When you hear “20/200” and “rule out Multiple Sclerosis” and “optic nerve stroke” and MRI’s and tests and tests, you begin to realize you took your vision for granted. You get a bit scared but the real scare didn’t come until week 2. Oh…the MRI’s and waiting for test results are all scary. We have all been there before. Afraid of tests. Afraid of test results. Afraid of waiting for the unknown to be known. I thought that was fear enough. But just in case I was getting cocky about not having MS and great test results, I got one more eye opening experience a couple of weeks ago.
While sitting at my desk early one morning a few weeks ago before school even started, my right eye got gunky and cloudy. And then I could not see anything. For about three minutes I could not see out of either eye. I didn’t know what to do. I couldn’t go check in the mirror; I couldn’t walk anywhere or even use my phone to call anyone. I was frozen. I knew my right eye would clear because it has happened before. It was sinus/allergy stuff. But it cemented in my mind the thoughts of the past few weeks about the precious gift of sight.
And whenever I get things ready for school each year, I will remember how everything took longer this year. How names on cubbies were tricky to line up. (My depth perception is off too.). How the labels themselves are tricky…just to find where they are on the sheet to peel them off. How writing names on those little lines in a grade book or attendance chart can be more challenging than the year before. How preparing gratitude journals for 45 staff people became a constant remember as I wrote the word “gratitude” on each one. How making journal pencils for 45 staff people should have taken me an hour and not 3 hours. Tying a ribbon in a knot can be tricky when it is small…it becomes frustrating when you can’t see the whole ribbon.
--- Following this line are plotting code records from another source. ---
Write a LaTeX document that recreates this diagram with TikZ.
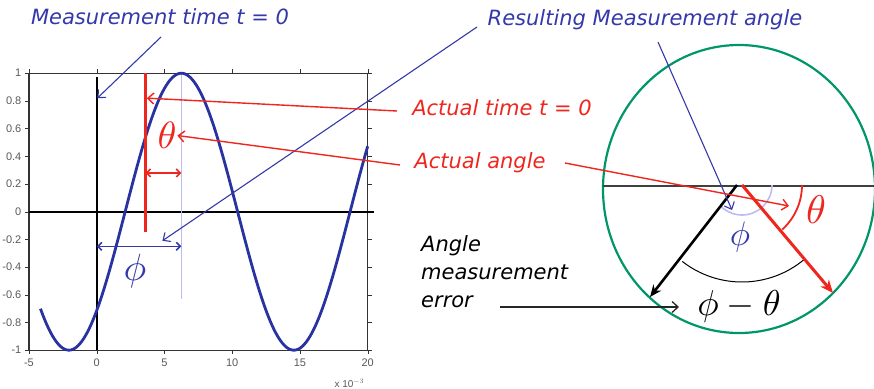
\documentclass[tikz,border=0pt]{standalone}
\usepackage{fontspec}
\setmainfont{DejaVu Sans}
\newfontfamily\tickfont{Liberation Sans}
\usetikzlibrary{arrows.meta}
\definecolor{mblue}{RGB}{52,56,170}
\definecolor{cblue}{RGB}{40,50,160}
\definecolor{mred}{RGB}{238,38,30}
\definecolor{mgreen}{RGB}{0,150,105}
\definecolor{lblue}{RGB}{188,188,242}
\tikzset{
  callout/.style={font=\fontsize{21}{28}\selectfont\itshape},
  bluearrow/.style={draw=mblue, line width=1.1pt, -{Straight Barb[length=6pt,width=11pt]}},
  redarrow/.style={draw=mred, line width=1.4pt, -{Straight Barb[length=6pt,width=11pt]}},
  ticklabel/.style={font=\tickfont\fontsize{11}{13}\selectfont, text=black!65},
  bigsym/.style={scale=3.8, inner sep=0pt},
}
\begin{document}
\begin{tikzpicture}[x=1pt, y=-1pt]
    \useasboundingbox (0,0) rectangle (874,388);
    % plot
    \begin{scope}[shift={(96.7,211.7)}, x=13.55pt, y=138.5pt]
        \draw[line width=1.2pt, black!80] (-5,-1) rectangle (20,1);
        \foreach \x in {-5,0,5,10,15,20} {
            \draw[black!80] (\x,-1) -- ++(0,-4pt);
            \draw[black!80] (\x,1) -- ++(0,4pt);
            \node[ticklabel, anchor=north] at (\x,-1.04) {\x};
        }
        \foreach \y in {-1,-0.8,-0.6,-0.4,-0.2,0,0.2,0.4,0.6,0.8,1} {
            \draw[black!80] (-5,\y) -- ++(-4pt,0);
            \draw[black!80] (20,\y) -- ++(4pt,0);
            \node[ticklabel, anchor=east] at (-5.3,\y) {\y};
        }
        \node[ticklabel, anchor=east, font=\tickfont\fontsize{10}{12}\selectfont] at (20,-1.24) {x 10$^{-3}$};
        \draw[line width=2pt] (-5,0) -- (20.5,0);
        \draw[line width=2pt] (0,0.97) -- (0,-1);
        \draw[lblue, line width=0.8pt] (6.25,1) -- (6.25,-0.63);
        \draw[cblue, line width=2.8pt, domain=-4.15:20, samples=150, smooth]
            plot (\x, {cos(360*(\x-6.25)/16.6)});
        \draw[mred, line width=2.5pt] (3.6,1) -- (3.6,-0.15);
        \draw[mred, line width=1.6pt, {Straight Barb[length=4pt,width=8pt]}-{Straight Barb[length=4pt,width=8pt]}] (3.6,0.28) -- (6.25,0.28);
        \draw[mblue, line width=1.6pt, {Straight Barb[length=4pt,width=8pt]}-{Straight Barb[length=4pt,width=8pt]}] (0,-0.25) -- (6.25,-0.25);
        \node[bigsym, text=mred] (thetaplot) at (5.2,0.55) {$\theta$};
        \node[bigsym, text=mblue] (phiplot) at (2.83,-0.43) {$\phi$};
        \coordinate (tzero) at (0.05,0.82);
        \coordinate (tact) at (3.7,0.82);
        \coordinate (phitip) at (4.85,-0.21);
    \end{scope}
    % labels
    \node[callout, text=mblue] (meastime) at (160,17) {Measurement time t = 0};
    \node[callout, text=mblue] (result) at (645,20) {Resulting Measurement angle};
    \node[callout, text=mred] (acttime) at (502,108) {Actual time t = 0};
    \node[callout, text=mred] (actangle) at (480,163) {Actual angle};
    \node[callout, align=left, anchor=north west, inner sep=0pt] (error) at (421,235) {Angle\\measurement\\error};
    \coordinate (mt) at (161,37);
    \coordinate (rs1) at (477,27);
    \coordinate (rs2) at (658,42);
    \coordinate (at1) at (397,111);
    \coordinate (aa1) at (400,165);
    \coordinate (aa2) at (565,163);
    \coordinate (er) at (500,307);
    % circle
    \coordinate (o) at (739,186);
    \coordinate (ob) at (737,185);
    \coordinate (or) at (742,185);
    \coordinate (blk) at (650,297);
    \coordinate (rd) at (833,293);
    \coordinate (bltip) at (732,210);
    \coordinate (rdtip) at (789,206);
    \coordinate (ertip) at (679,307);
    \draw[mgreen, line width=2.2pt] (739,189) ellipse [x radius=136, y radius=144];
    \draw[black!75, line width=1.2pt] (603,186) -- (874,186);
    \draw[lblue, line width=1.6pt] (or) ++(30,0) arc[start angle=0, end angle=135, radius=30];
    \draw[black, line width=1pt] (or) ++(128:97) arc[start angle=128, end angle=50, radius=97];
    \draw[mred, line width=1.8pt] (or) ++(60,0) arc[start angle=0, end angle=48, radius=60];
    \draw[black, line width=2.6pt, -{Stealth[length=12pt,width=10pt]}] (ob) -- (blk);
    \draw[mred, line width=3pt, -{Stealth[length=13pt,width=11pt]}] (or) -- (rd);
    \node[bigsym, text=mblue, scale=3.4/3.8] (phic) at (740,237) {$\phi$};
    \node[bigsym, text=mred, scale=4/3.8] (thetac) at (816,210) {$\theta$};
    \node[bigsym, scale=3.6/3.8] (diff) at (739,306) {$\phi-\theta$};
    % connectors
    \draw[bluearrow] (mt) -- (tzero);
    \draw[bluearrow] (rs1) -- (phitip);
    \draw[bluearrow] (rs2) -- (bltip);
    \draw[redarrow] (at1) -- (tact);
    \draw[redarrow] (aa1) -- (thetaplot.east);
    \draw[redarrow] (aa2) -- (rdtip);
    \draw[black!85, line width=1.3pt, -{Straight Barb[length=6pt,width=11pt]}] (er) -- (ertip);
\end{tikzpicture}
\end{document}
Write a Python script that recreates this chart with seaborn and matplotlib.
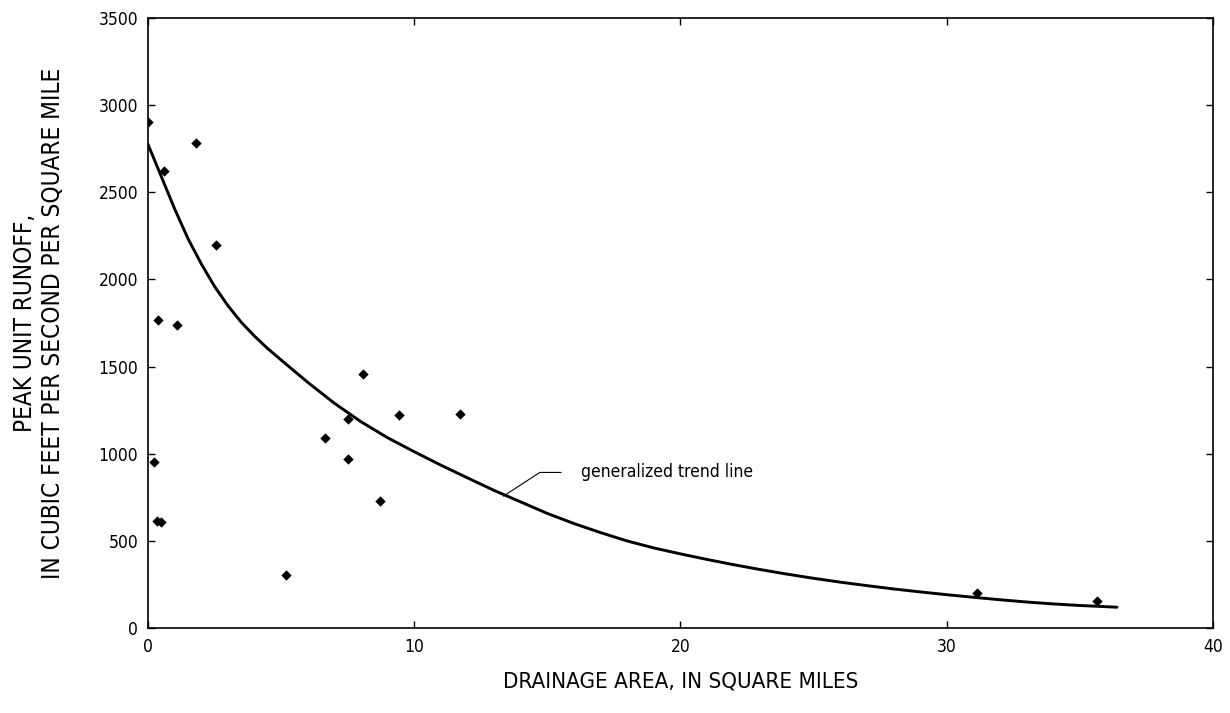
import seaborn as sns
import matplotlib.pyplot as plt
import pandas as pd

# observed sites
area = [0.0, 1.81, 0.60, 2.54, 0.36, 1.09, 8.08, 7.50, 9.43, 11.72, 6.64, 7.50,
        0.23, 8.70, 0.34, 0.49, 5.18, 31.16, 35.66]
runoff = [2900, 2780, 2620, 2200, 1770, 1740, 1460, 1200, 1220, 1230, 1090, 970,
          950, 730, 615, 610, 305, 200, 157]

# generalized trend line
trend_x = [0, 0.5, 1.0, 1.5, 2.0, 2.5, 3.0, 3.5, 4.0, 4.5, 5, 6, 7, 8, 9, 10,
           11, 12, 13, 14, 15, 16, 17, 18, 19, 20, 21, 22, 23, 24, 25, 26, 27,
           28, 29, 30, 31, 32, 33, 34, 35, 36, 36.4]
trend_y = [2775, 2590, 2405, 2235, 2090, 1960, 1850, 1755, 1675, 1603, 1538, 1410,
           1290, 1184, 1092, 1012, 935, 862, 790, 724, 658, 600, 548, 500, 460,
           426, 394, 364, 336, 310, 286, 264, 244, 225, 208, 192, 177, 163, 150,
           139, 130, 123, 120]

obs = pd.DataFrame({'area': area, 'runoff': runoff})
trend = pd.DataFrame({'area': trend_x, 'runoff': trend_y})

sns.set_style('ticks')
plt.rcParams['font.family'] = ['DejaVu Sans']
plt.rcParams['font.stretch'] = 'condensed'
plt.rcParams['text.color'] = 'black'
plt.rcParams['axes.labelcolor'] = 'black'

fig = plt.figure(figsize=(12.3, 7.13), dpi=100)
ax = fig.add_axes([0.1203, 0.119, 0.8657, 0.856])

sns.lineplot(data=trend, x='area', y='runoff', color='black', linewidth=2.1,
             sort=False, ax=ax)
sns.scatterplot(data=obs, x='area', y='runoff', marker='D', s=28, color='black',
                edgecolor='black', linewidth=0, ax=ax, zorder=3)

ax.set_xlim(0, 40)
ax.set_ylim(0, 3500)
ax.set_xticks([0, 10, 20, 30, 40])
ax.set_yticks(range(0, 3501, 500))
ax.tick_params(direction='in', top=True, right=True, length=5, width=1,
               labelsize=12.5, colors='black', pad=7)
for sp in ax.spines.values():
    sp.set_linewidth(1.2)
    sp.set_color('black')

ax.set_xlabel('DRAINAGE AREA, IN SQUARE MILES', fontsize=16, labelpad=11)
ax.set_ylabel('PEAK UNIT RUNOFF,\nIN CUBIC FEET PER SECOND PER SQUARE MILE',
              fontsize=17.5, labelpad=24, linespacing=1.22)

ax.annotate('generalized trend line', xy=(13.35, 757), xytext=(16.27, 893),
            fontsize=12.5, va='center', ha='left',
            arrowprops=dict(arrowstyle='-', color='black', lw=0.8,
                            connectionstyle='angle,angleA=0,angleB=33,rad=0',
                            shrinkA=12, shrinkB=0))

fig.savefig('out.png', dpi=100)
So as my left eye slowly heals, as my sight slowly returns, so does my hope of fully healing and my hope of seeing “clearly now”. I will always remember the fear as the doctor scrambled to make notes and order tests. I will remember the emptiness of not being able to see the chart at all. I will remember the panic of both eyes being clouded…for just a few minutes.
I will continue to think of my friends who only have one eye, my friends who have endured greater vision challenges, and my friends who know worse things. I will continue to pray to St. Lucy and be grateful for her intervention. (Thank you, Tim for teaching me about her.) I will continue to take my meds and cover my right eye too many times each day just to check on the healing process of that left eye. I will wait for my recheck in a few weeks and hope that the letter chart does not disappear. I will appreciate any letters that appear. They will be magical letters to me now. Mostly, I will embrace my new appreciate of the amazingly precious gift of sight and I will hope for the day when I honestly say “I can see clearly now.”